# start of Recorded information
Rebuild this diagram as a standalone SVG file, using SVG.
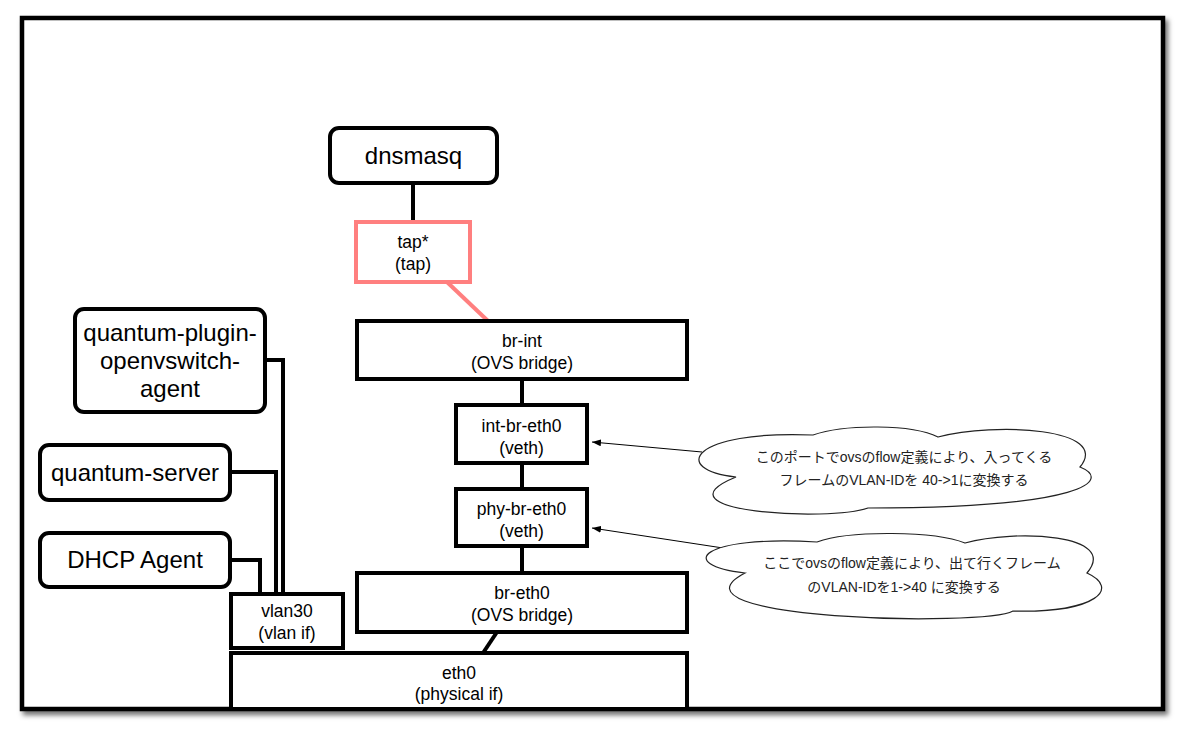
# end of Recorded information
# start of Recorded information
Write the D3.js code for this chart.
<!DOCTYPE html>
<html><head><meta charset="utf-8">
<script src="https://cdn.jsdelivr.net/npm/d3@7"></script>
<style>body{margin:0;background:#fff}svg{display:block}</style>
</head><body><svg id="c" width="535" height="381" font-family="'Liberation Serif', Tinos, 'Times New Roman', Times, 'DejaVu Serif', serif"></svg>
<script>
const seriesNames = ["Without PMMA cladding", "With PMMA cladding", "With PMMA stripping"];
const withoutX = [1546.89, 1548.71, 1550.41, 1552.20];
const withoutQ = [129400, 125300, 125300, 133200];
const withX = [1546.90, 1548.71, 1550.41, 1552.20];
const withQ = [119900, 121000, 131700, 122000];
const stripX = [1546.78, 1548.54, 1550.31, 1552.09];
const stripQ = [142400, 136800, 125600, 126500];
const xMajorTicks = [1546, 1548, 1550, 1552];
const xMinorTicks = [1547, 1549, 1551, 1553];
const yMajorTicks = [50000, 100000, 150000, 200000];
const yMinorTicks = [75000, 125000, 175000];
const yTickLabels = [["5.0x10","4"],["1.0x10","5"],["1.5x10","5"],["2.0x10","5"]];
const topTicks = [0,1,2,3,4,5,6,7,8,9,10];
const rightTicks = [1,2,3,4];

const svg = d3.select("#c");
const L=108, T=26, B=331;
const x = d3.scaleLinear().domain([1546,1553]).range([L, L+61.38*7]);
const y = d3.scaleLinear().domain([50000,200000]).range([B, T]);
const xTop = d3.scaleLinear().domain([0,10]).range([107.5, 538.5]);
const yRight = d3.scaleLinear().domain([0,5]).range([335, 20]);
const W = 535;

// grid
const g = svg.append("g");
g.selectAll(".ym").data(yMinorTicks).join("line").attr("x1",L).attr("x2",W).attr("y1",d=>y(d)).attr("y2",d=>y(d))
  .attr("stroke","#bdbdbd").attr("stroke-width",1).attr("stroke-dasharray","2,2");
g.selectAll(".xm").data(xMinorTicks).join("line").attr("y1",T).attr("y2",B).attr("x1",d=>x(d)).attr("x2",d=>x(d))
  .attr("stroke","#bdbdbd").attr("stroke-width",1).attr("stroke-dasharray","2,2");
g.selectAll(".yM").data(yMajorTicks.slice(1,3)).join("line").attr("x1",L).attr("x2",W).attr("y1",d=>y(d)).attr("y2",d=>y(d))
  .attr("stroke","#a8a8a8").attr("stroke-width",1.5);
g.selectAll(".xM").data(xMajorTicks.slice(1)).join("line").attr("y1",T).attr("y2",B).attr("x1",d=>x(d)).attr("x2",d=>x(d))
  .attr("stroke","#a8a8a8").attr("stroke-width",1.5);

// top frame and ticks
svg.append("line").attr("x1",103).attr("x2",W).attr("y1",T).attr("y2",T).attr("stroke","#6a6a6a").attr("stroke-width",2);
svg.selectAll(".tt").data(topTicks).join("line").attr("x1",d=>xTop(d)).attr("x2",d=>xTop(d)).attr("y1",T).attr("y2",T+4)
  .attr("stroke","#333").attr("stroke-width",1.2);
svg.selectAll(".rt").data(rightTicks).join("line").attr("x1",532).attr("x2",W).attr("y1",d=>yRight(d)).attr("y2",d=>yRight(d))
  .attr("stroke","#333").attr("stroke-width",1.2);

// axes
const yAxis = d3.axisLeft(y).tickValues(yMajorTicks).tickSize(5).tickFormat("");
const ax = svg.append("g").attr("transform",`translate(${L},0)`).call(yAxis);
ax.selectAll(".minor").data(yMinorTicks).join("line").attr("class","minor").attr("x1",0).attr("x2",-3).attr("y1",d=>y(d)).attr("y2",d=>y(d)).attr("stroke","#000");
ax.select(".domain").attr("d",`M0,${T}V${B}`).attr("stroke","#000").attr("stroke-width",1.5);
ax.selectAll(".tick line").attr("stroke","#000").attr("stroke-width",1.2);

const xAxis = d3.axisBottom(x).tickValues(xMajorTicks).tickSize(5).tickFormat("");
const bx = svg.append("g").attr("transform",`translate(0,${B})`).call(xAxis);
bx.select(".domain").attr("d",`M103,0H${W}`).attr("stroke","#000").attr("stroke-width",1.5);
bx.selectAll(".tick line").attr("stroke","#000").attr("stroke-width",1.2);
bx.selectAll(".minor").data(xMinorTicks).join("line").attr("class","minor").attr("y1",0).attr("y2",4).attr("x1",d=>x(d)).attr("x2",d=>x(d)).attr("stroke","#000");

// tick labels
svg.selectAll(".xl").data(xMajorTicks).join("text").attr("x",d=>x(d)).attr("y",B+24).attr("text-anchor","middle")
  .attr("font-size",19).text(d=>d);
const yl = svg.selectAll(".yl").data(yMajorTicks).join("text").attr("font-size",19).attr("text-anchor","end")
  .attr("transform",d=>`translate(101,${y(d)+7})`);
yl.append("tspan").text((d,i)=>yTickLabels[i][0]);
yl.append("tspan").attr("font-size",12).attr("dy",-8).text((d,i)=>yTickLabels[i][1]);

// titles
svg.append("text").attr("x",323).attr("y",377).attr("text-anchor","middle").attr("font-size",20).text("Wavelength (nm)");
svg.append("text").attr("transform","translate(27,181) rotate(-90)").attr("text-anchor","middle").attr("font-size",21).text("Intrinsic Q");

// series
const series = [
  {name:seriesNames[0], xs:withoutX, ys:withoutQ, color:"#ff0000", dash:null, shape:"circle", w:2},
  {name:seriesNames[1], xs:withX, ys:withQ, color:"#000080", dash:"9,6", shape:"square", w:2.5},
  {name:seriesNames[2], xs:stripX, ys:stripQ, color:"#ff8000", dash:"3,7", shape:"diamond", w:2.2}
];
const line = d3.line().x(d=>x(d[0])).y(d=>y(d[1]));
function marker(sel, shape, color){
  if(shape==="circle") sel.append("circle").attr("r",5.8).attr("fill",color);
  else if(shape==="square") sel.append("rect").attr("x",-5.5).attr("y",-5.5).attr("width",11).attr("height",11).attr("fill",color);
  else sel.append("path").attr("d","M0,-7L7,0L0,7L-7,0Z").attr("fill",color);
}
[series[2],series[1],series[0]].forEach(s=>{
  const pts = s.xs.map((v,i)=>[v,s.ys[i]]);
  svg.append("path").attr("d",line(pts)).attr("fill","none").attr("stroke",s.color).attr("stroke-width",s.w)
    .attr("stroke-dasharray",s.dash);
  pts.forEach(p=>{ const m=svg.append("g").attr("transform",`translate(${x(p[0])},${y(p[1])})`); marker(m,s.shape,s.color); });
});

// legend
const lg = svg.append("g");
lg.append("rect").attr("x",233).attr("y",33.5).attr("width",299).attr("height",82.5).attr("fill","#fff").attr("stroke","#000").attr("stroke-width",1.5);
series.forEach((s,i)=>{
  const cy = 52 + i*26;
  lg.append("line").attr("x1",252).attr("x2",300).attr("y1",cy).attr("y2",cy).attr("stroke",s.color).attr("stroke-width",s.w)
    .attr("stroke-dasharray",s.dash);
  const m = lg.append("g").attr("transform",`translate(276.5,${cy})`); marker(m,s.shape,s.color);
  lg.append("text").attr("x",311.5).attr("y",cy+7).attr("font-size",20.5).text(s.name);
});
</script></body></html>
# end of Recorded information
== Request ==
Isolate the lines above that contain the word "this" and copy them.

== Answer to the problem ==
Rebuild this diagram as a standalone SVG file, using SVG.
Write the D3.js code for this chart.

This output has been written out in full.